There were many other possibilities to explore the lagoon itself.  The details of this exploration along with my impromptu adventure during the storm (which has become an unexpected highlight of this destination) follow below.  
 


























Laguna de Bacalar (and my "lovely" storm adventure)

We spent eight days in Bacalar, and for such a short period of time had our share of local adventures.  One of them was a trip (by public transport and a long hike) to the south end of the lagoon, where we had a chance to explore a very special phenomenon - stromatolites.  From what I understand, stromatolites are the oldest fossils on Earth dating back to more than 3 billion years ago. They were the dominant life form on Earth for over 2 billion years and are thought to be primarily responsible for the oxygenation of the atmosphere.  What is really cool is that some of those extremely rare specimens referred to as "living stromatolites" can still be found in a few places on Earth, and of them happens to be right here - Lagoon de Bacalar.  We were fortunate to have an opportunity to spend a day exploring them (both above and underwater).  What is not so fortunate is that for years those rare remaining living organisms have been abused by people and their invasive practices causing these rare stromatolites to almost completely be extinct. 

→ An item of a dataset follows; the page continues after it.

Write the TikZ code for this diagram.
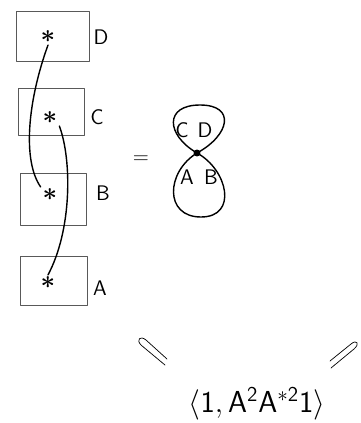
\documentclass[tikz,border=0pt]{standalone}
\usepackage{amsmath,amssymb}
\usepackage{tikz}

\begin{document}
\begin{tikzpicture}[x=0.02cm, y=-0.02cm, every node/.style={font=\sffamily\large}, line cap=round, line join=round]
	\useasboundingbox (0,0) rectangle (361,423);
	% boxes
	\draw[black!65, line width=0.5pt] (16,11) rectangle (89,61);
	\draw[black!65, line width=0.5pt] (18,88) rectangle (84,135);
	\draw[black!65, line width=0.5pt] (20,173) rectangle (86,225);
	\draw[black!65, line width=0.5pt] (20,256) rectangle (87,305);
	\node (lD) at (101,37) {D};
	\node (lC) at (97,117) {C};
	\node (lB) at (103,193) {B};
	\node (lA) at (100,288) {A};
	\node[inner sep=1pt, font=\Large\bfseries] (sD) at (48,37) {$\boldsymbol{*}$};
	\node[inner sep=1pt, font=\Large\bfseries] (sC) at (50,118) {$\boldsymbol{*}$};
	\node[inner sep=1pt, font=\Large\bfseries] (sB) at (50,195) {$\boldsymbol{*}$};
	\node[inner sep=1pt, font=\Large\bfseries] (sA) at (48,283) {$\boldsymbol{*}$};
	\draw[thick] (sD.south) .. controls (28,100) and (22,160) .. (sB.north west);
	\draw[thick] (sC.south east) .. controls (72,160) and (72,230) .. (sA.north);
	\node (eq) at (141,160) {$=$};
	% figure eight
	\node[circle, fill, inner sep=1.4pt] (x) at (197,153) {};
	\draw[thick] (x.center) .. controls (166,135) and (164,105) .. (200,105) .. controls (236,105) and (230,135) .. (x.center);
	\draw[thick] (x.center) .. controls (166,172) and (164,217) .. (201,217) .. controls (238,217) and (228,170) .. (x.center);
	\node (eC) at (182,130) {C};
	\node (eD) at (205,130) {D};
	\node (eA) at (187,177) {A};
	\node (eB) at (211,177) {B};
	% rotated equal signs
	\draw (165,365) -- (141,345) .. controls (136,340) and (140,335) .. (146,340) -- (167,359);
	\draw (331,368) -- (354,349) .. controls (360,344) and (357,339) .. (351,344) -- (330,361);
	\node[font=\sffamily\LARGE] (res) at (257,404) {$\langle\mathsf{1,A^2A^{*2}1}\rangle$};
\end{tikzpicture}
\end{document}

Exploring the lagoon 'of seven colous' further and wider was definitely on my list. There were so many beautiful and exotic parts of the lagoon, including pirates' channel, deep cenotes with mysterious names, small islands, harbours, etc.  I decided to rent a kayak and explore the vast lagoon area on my own.  I spent almost 7 hours kayaking with about 17 kilometers covered in total, and even had an unintentional "pleasure" to be bombarded by FOUR consecutive storms that developed all of a sudden.  Perfectly clear blue sky and beautiful placid lagoon transformed into dark clouds, strong winds, ferocious waves, almost zero visibility, a lot of rain...  At some point, I began asking myself "when will the tiger show up?" - referring to the Life of Pi book, of course. 

Sometimes, the wind was so strong that I could not physically turn my kayak in the direction I needed to go.  And, that was how I ended up sailing around massive fields of stromatolites, which were off limits to the general public under normal circumstances.  I saw so many of them, and they were so beautiful - and I was the only person there...  I just wish the circumstances were a bit more relaxing. 

By the way, during this storm I came across several tourist boats on their way to the shore.  NONE of the Western tourists inquired if I was OK or if I needed help.  While I was trying to stay afloat in my rickety kayak being pounded by the waves and wind, the Westerners were staring at me from their boats  - silently, with mouths half-opened, self-absorbed, with ignorant facial expressions; they seemed more preoccupied with their hats and dresses getting wet from the pouring rain.   See why I don't like Western tourists?   Did their attitude really surprise me?  Just a little...  I know that Westerners couldn't care less about the local people or about the negative impact on the local environment.  I naively thought, under the circumstances, they might feel at least some comradery with another Westerner - me, but obviously, I was wrong.  They seemed to have turned even more into creepier and more zombie-like types.  Oh, well...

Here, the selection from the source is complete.